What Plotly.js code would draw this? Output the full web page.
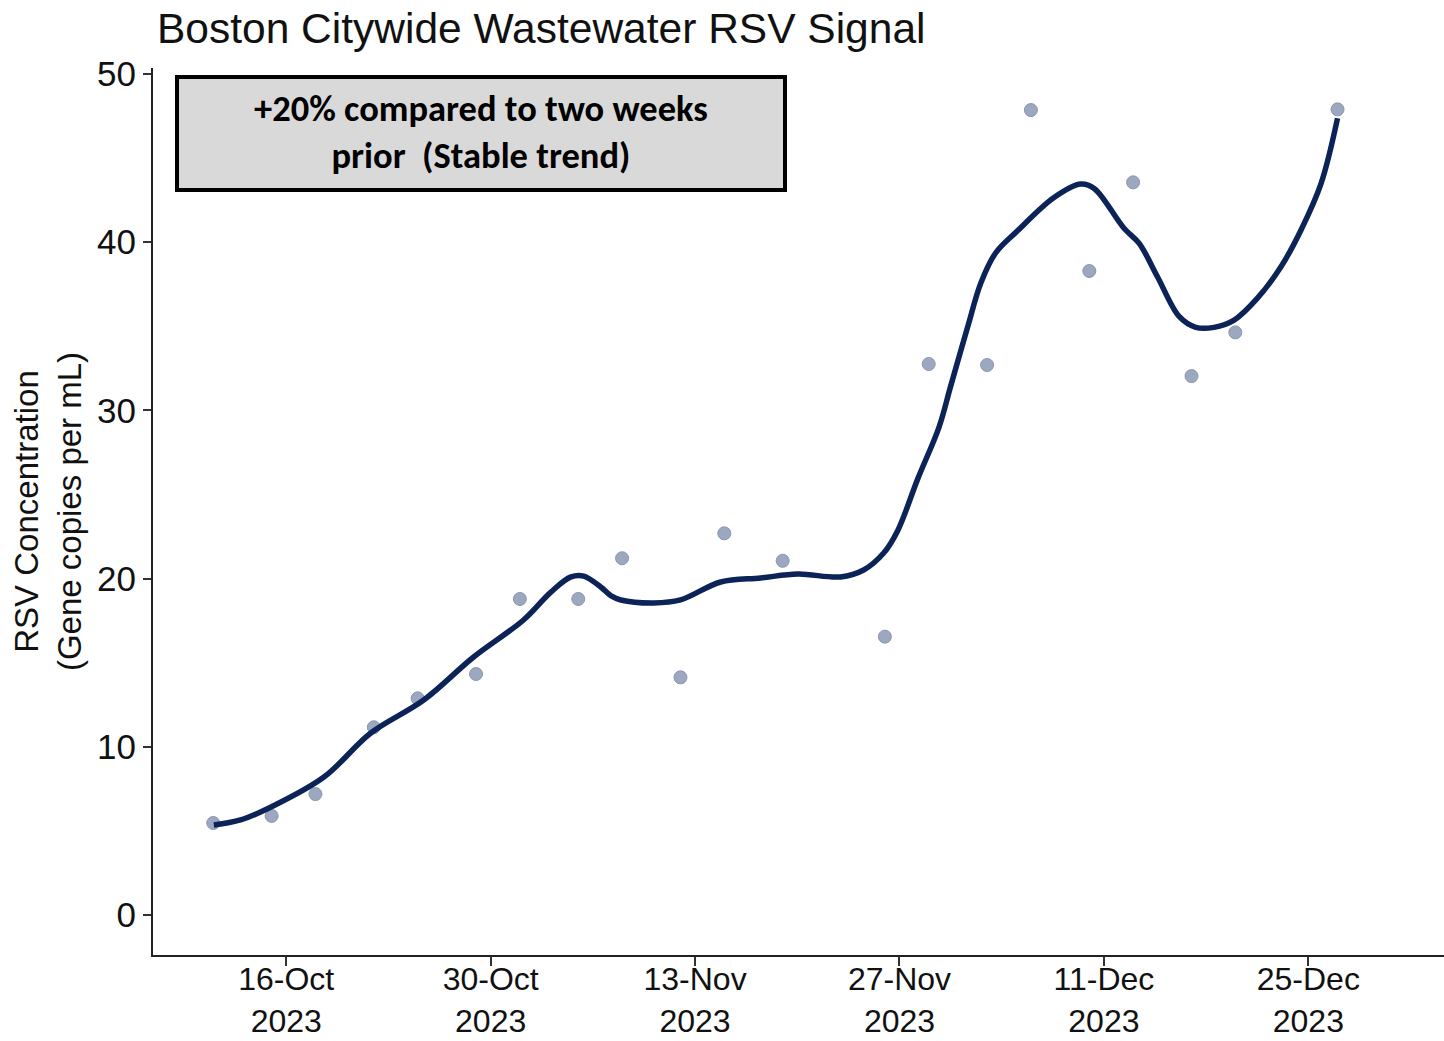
<!DOCTYPE html>
<html>
<head>
<meta charset="utf-8">
<script src="https://cdn.plot.ly/plotly-3.0.1.min.js"></script>
<style>
  html, body { margin: 0; padding: 0; background: #ffffff; }
  #chart { width: 1444px; height: 1041px; }
</style>
</head>
<body>
<div id="chart"></div>
<script>
// Sample dates and measured RSV concentrations (gene copies per mL)
const sampleDates = [
  '2023-10-11', '2023-10-15', '2023-10-18', '2023-10-22', '2023-10-25', '2023-10-29',
  '2023-11-01', '2023-11-05', '2023-11-08', '2023-11-12', '2023-11-15', '2023-11-19',
  '2023-11-26', '2023-11-29', '2023-12-03', '2023-12-06', '2023-12-10', '2023-12-13',
  '2023-12-17', '2023-12-20', '2023-12-27'
];
const sampleValues = [
  5.47, 5.89, 7.19, 11.16, 12.88, 14.33,
  18.79, 18.79, 21.21, 14.13, 22.69, 21.06,
  16.55, 32.76, 32.70, 47.86, 38.29, 43.56,
  32.04, 34.64, 47.90
];

// Smoothed trend line
const trendDates = [
  '2023-10-11 01:00', '2023-10-12 21:00', '2023-10-14 23:00', '2023-10-18 14:00',
  '2023-10-21 19:00', '2023-10-25 10:00', '2023-10-28 20:00', '2023-11-01 06:00',
  '2023-11-03 03:00', '2023-11-04 12:00', '2023-11-05 09:00', '2023-11-06 13:00',
  '2023-11-07 06:00', '2023-11-07 22:00', '2023-11-10 04:00', '2023-11-12 00:00',
  '2023-11-14 18:00', '2023-11-17 12:00', '2023-11-20 01:00', '2023-11-22 23:00',
  '2023-11-24 13:00', '2023-11-25 22:00', '2023-11-26 21:00', '2023-11-28 06:00',
  '2023-11-29 17:00', '2023-11-30 12:00', '2023-12-01 16:00', '2023-12-02 14:00',
  '2023-12-03 14:00', '2023-12-05 02:00', '2023-12-07 14:00', '2023-12-09 10:00',
  '2023-12-10 08:00', '2023-12-12 09:00', '2023-12-13 10:00', '2023-12-14 16:00',
  '2023-12-16 04:00', '2023-12-17 07:00', '2023-12-18 13:00', '2023-12-19 22:00',
  '2023-12-21 12:00', '2023-12-23 03:00', '2023-12-24 12:00', '2023-12-25 21:00',
  '2023-12-27 00:00'
];
const trendValues = [
  5.35, 5.65, 6.42, 8.20,
  10.82, 12.78, 15.34, 17.54,
  19.20, 20.10, 20.15, 19.50,
  18.97, 18.73, 18.55, 18.73,
  19.80, 20.04, 20.27, 20.10,
  20.51, 21.52, 22.85, 25.93,
  29.01, 31.43, 34.96, 37.60,
  39.36, 40.68, 42.66, 43.46,
  43.20, 40.83, 39.93, 37.95,
  35.57, 34.94, 34.94, 35.37,
  36.66, 38.54, 40.73, 43.50,
  47.37
];

// Axis ticks
const xTickVals = ['2023-10-16', '2023-10-30', '2023-11-13', '2023-11-27', '2023-12-11', '2023-12-25'];
const xTickText = ['16-Oct<br>2023', '30-Oct<br>2023', '13-Nov<br>2023', '27-Nov<br>2023', '11-Dec<br>2023', '25-Dec<br>2023'];
const yTickVals = [0, 10, 20, 30, 40, 50];

const titleText = 'Boston Citywide Wastewater RSV Signal';
const yTitleText = 'RSV Concentration<br>(Gene copies per mL)';
const boxLines = ['+20% compared to two weeks', 'prior  (Stable trend)'];

const baseFont = '"Liberation Sans", Arial, Helvetica, sans-serif';

const traces = [
  {
    type: 'scatter',
    mode: 'markers',
    x: sampleDates,
    y: sampleValues,
    marker: { size: 13, color: '#9ca7c0', line: { color: '#8a95b0', width: 1 } },
    hoverinfo: 'x+y',
    showlegend: false
  },
  {
    type: 'scatter',
    mode: 'lines',
    x: trendDates,
    y: trendValues,
    line: { color: '#0b2357', width: 5.5, shape: 'spline', smoothing: 1 },
    hoverinfo: 'x+y',
    showlegend: false
  }
];

const layout = {
  width: 1444,
  height: 1041,
  paper_bgcolor: '#ffffff',
  plot_bgcolor: '#ffffff',
  margin: { l: 153, r: 0, t: 68, b: 86, pad: 0 },
  font: { family: baseFont, color: '#111111' },
  title: {
    text: titleText,
    font: { family: baseFont, size: 42.5, color: '#111111' },
    x: 157 / 1444,
    xref: 'container',
    xanchor: 'left',
    y: 1 - 28 / 1041,
    yref: 'container',
    yanchor: 'middle'
  },
  xaxis: {
    type: 'date',
    range: ['2023-10-06 21:00', '2024-01-03 07:00'],
    tickmode: 'array',
    tickvals: xTickVals,
    ticktext: xTickText,
    tickfont: { family: baseFont, size: 32, color: '#111111' },
    ticks: 'outside',
    ticklen: 9,
    tickwidth: 2,
    tickcolor: '#333333',
    ticklabelstandoff: -14,
    showline: true,
    linecolor: '#222222',
    linewidth: 2,
    showgrid: false,
    zeroline: false,
    fixedrange: true
  },
  yaxis: {
    range: [-2.38, 50.36],
    tickmode: 'array',
    tickvals: yTickVals,
    tickfont: { family: baseFont, size: 35, color: '#111111' },
    ticks: 'outside',
    ticklen: 8,
    tickwidth: 2,
    tickcolor: '#333333',
    showline: true,
    linecolor: '#222222',
    linewidth: 2,
    showgrid: false,
    zeroline: false,
    title: {
      text: yTitleText,
      font: { family: baseFont, size: 33, color: '#111111' },
      standoff: 6
    },
    fixedrange: true
  },
  shapes: [
    {
      type: 'rect',
      xref: 'paper', yref: 'paper',
      x0: (177 - 153) / 1291, x1: (785 - 153) / 1291,
      y0: (955 - 190) / 887, y1: (955 - 77) / 887,
      fillcolor: '#d9d9d9',
      line: { color: '#000000', width: 4 },
      layer: 'above'
    }
  ],
  annotations: [
    {
      xref: 'paper', yref: 'paper',
      x: (481 - 153) / 1291,
      y: (955 - 132) / 887,
      xanchor: 'center', yanchor: 'middle',
      text: boxLines.map(function (s) { return '<b>' + s + '</b>'; }).join('<br>'),
      showarrow: false,
      align: 'center',
      font: { family: 'Carlito, Lato, "Open Sans", sans-serif', size: 36.5, color: '#000000' }
    }
  ]
};

Plotly.newPlot('chart', traces, layout, { displayModeBar: false, staticPlot: true });
</script>
</body>
</html>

════════════════

Give the data above again in full and unchanged, skipping the pictures.

| Task answer |
What Plotly.js code would draw this? Output the full web page.
<!DOCTYPE html>
<html>
<head>
<meta charset="utf-8">
<script src="https://cdn.plot.ly/plotly-3.0.1.min.js"></script>
<style>
  html, body { margin: 0; padding: 0; background: #ffffff; }
  #chart { width: 1444px; height: 1041px; }
</style>
</head>
<body>
<div id="chart"></div>
<script>
// Sample dates and measured RSV concentrations (gene copies per mL)
const sampleDates = [
  '2023-10-11', '2023-10-15', '2023-10-18', '2023-10-22', '2023-10-25', '2023-10-29',
  '2023-11-01', '2023-11-05', '2023-11-08', '2023-11-12', '2023-11-15', '2023-11-19',
  '2023-11-26', '2023-11-29', '2023-12-03', '2023-12-06', '2023-12-10', '2023-12-13',
  '2023-12-17', '2023-12-20', '2023-12-27'
];
const sampleValues = [
  5.47, 5.89, 7.19, 11.16, 12.88, 14.33,
  18.79, 18.79, 21.21, 14.13, 22.69, 21.06,
  16.55, 32.76, 32.70, 47.86, 38.29, 43.56,
  32.04, 34.64, 47.90
];

// Smoothed trend line
const trendDates = [
  '2023-10-11 01:00', '2023-10-12 21:00', '2023-10-14 23:00', '2023-10-18 14:00',
  '2023-10-21 19:00', '2023-10-25 10:00', '2023-10-28 20:00', '2023-11-01 06:00',
  '2023-11-03 03:00', '2023-11-04 12:00', '2023-11-05 09:00', '2023-11-06 13:00',
  '2023-11-07 06:00', '2023-11-07 22:00', '2023-11-10 04:00', '2023-11-12 00:00',
  '2023-11-14 18:00', '2023-11-17 12:00', '2023-11-20 01:00', '2023-11-22 23:00',
  '2023-11-24 13:00', '2023-11-25 22:00', '2023-11-26 21:00', '2023-11-28 06:00',
  '2023-11-29 17:00', '2023-11-30 12:00', '2023-12-01 16:00', '2023-12-02 14:00',
  '2023-12-03 14:00', '2023-12-05 02:00', '2023-12-07 14:00', '2023-12-09 10:00',
  '2023-12-10 08:00', '2023-12-12 09:00', '2023-12-13 10:00', '2023-12-14 16:00',
  '2023-12-16 04:00', '2023-12-17 07:00', '2023-12-18 13:00', '2023-12-19 22:00',
  '2023-12-21 12:00', '2023-12-23 03:00', '2023-12-24 12:00', '2023-12-25 21:00',
  '2023-12-27 00:00'
];
const trendValues = [
  5.35, 5.65, 6.42, 8.20,
  10.82, 12.78, 15.34, 17.54,
  19.20, 20.10, 20.15, 19.50,
  18.97, 18.73, 18.55, 18.73,
  19.80, 20.04, 20.27, 20.10,
  20.51, 21.52, 22.85, 25.93,
  29.01, 31.43, 34.96, 37.60,
  39.36, 40.68, 42.66, 43.46,
  43.20, 40.83, 39.93, 37.95,
  35.57, 34.94, 34.94, 35.37,
  36.66, 38.54, 40.73, 43.50,
  47.37
];

// Axis ticks
const xTickVals = ['2023-10-16', '2023-10-30', '2023-11-13', '2023-11-27', '2023-12-11', '2023-12-25'];
const xTickText = ['16-Oct<br>2023', '30-Oct<br>2023', '13-Nov<br>2023', '27-Nov<br>2023', '11-Dec<br>2023', '25-Dec<br>2023'];
const yTickVals = [0, 10, 20, 30, 40, 50];

const titleText = 'Boston Citywide Wastewater RSV Signal';
const yTitleText = 'RSV Concentration<br>(Gene copies per mL)';
const boxLines = ['+20% compared to two weeks', 'prior  (Stable trend)'];

const baseFont = '"Liberation Sans", Arial, Helvetica, sans-serif';

const traces = [
  {
    type: 'scatter',
    mode: 'markers',
    x: sampleDates,
    y: sampleValues,
    marker: { size: 13, color: '#9ca7c0', line: { color: '#8a95b0', width: 1 } },
    hoverinfo: 'x+y',
    showlegend: false
  },
  {
    type: 'scatter',
    mode: 'lines',
    x: trendDates,
    y: trendValues,
    line: { color: '#0b2357', width: 5.5, shape: 'spline', smoothing: 1 },
    hoverinfo: 'x+y',
    showlegend: false
  }
];

const layout = {
  width: 1444,
  height: 1041,
  paper_bgcolor: '#ffffff',
  plot_bgcolor: '#ffffff',
  margin: { l: 153, r: 0, t: 68, b: 86, pad: 0 },
  font: { family: baseFont, color: '#111111' },
  title: {
    text: titleText,
    font: { family: baseFont, size: 42.5, color: '#111111' },
    x: 157 / 1444,
    xref: 'container',
    xanchor: 'left',
    y: 1 - 28 / 1041,
    yref: 'container',
    yanchor: 'middle'
  },
  xaxis: {
    type: 'date',
    range: ['2023-10-06 21:00', '2024-01-03 07:00'],
    tickmode: 'array',
    tickvals: xTickVals,
    ticktext: xTickText,
    tickfont: { family: baseFont, size: 32, color: '#111111' },
    ticks: 'outside',
    ticklen: 9,
    tickwidth: 2,
    tickcolor: '#333333',
    ticklabelstandoff: -14,
    showline: true,
    linecolor: '#222222',
    linewidth: 2,
    showgrid: false,
    zeroline: false,
    fixedrange: true
  },
  yaxis: {
    range: [-2.38, 50.36],
    tickmode: 'array',
    tickvals: yTickVals,
    tickfont: { family: baseFont, size: 35, color: '#111111' },
    ticks: 'outside',
    ticklen: 8,
    tickwidth: 2,
    tickcolor: '#333333',
    showline: true,
    linecolor: '#222222',
    linewidth: 2,
    showgrid: false,
    zeroline: false,
    title: {
      text: yTitleText,
      font: { family: baseFont, size: 33, color: '#111111' },
      standoff: 6
    },
    fixedrange: true
  },
  shapes: [
    {
      type: 'rect',
      xref: 'paper', yref: 'paper',
      x0: (177 - 153) / 1291, x1: (785 - 153) / 1291,
      y0: (955 - 190) / 887, y1: (955 - 77) / 887,
      fillcolor: '#d9d9d9',
      line: { color: '#000000', width: 4 },
      layer: 'above'
    }
  ],
  annotations: [
    {
      xref: 'paper', yref: 'paper',
      x: (481 - 153) / 1291,
      y: (955 - 132) / 887,
      xanchor: 'center', yanchor: 'middle',
      text: boxLines.map(function (s) { return '<b>' + s + '</b>'; }).join('<br>'),
      showarrow: false,
      align: 'center',
      font: { family: 'Carlito, Lato, "Open Sans", sans-serif', size: 36.5, color: '#000000' }
    }
  ]
};

Plotly.newPlot('chart', traces, layout, { displayModeBar: false, staticPlot: true });
</script>
</body>
</html>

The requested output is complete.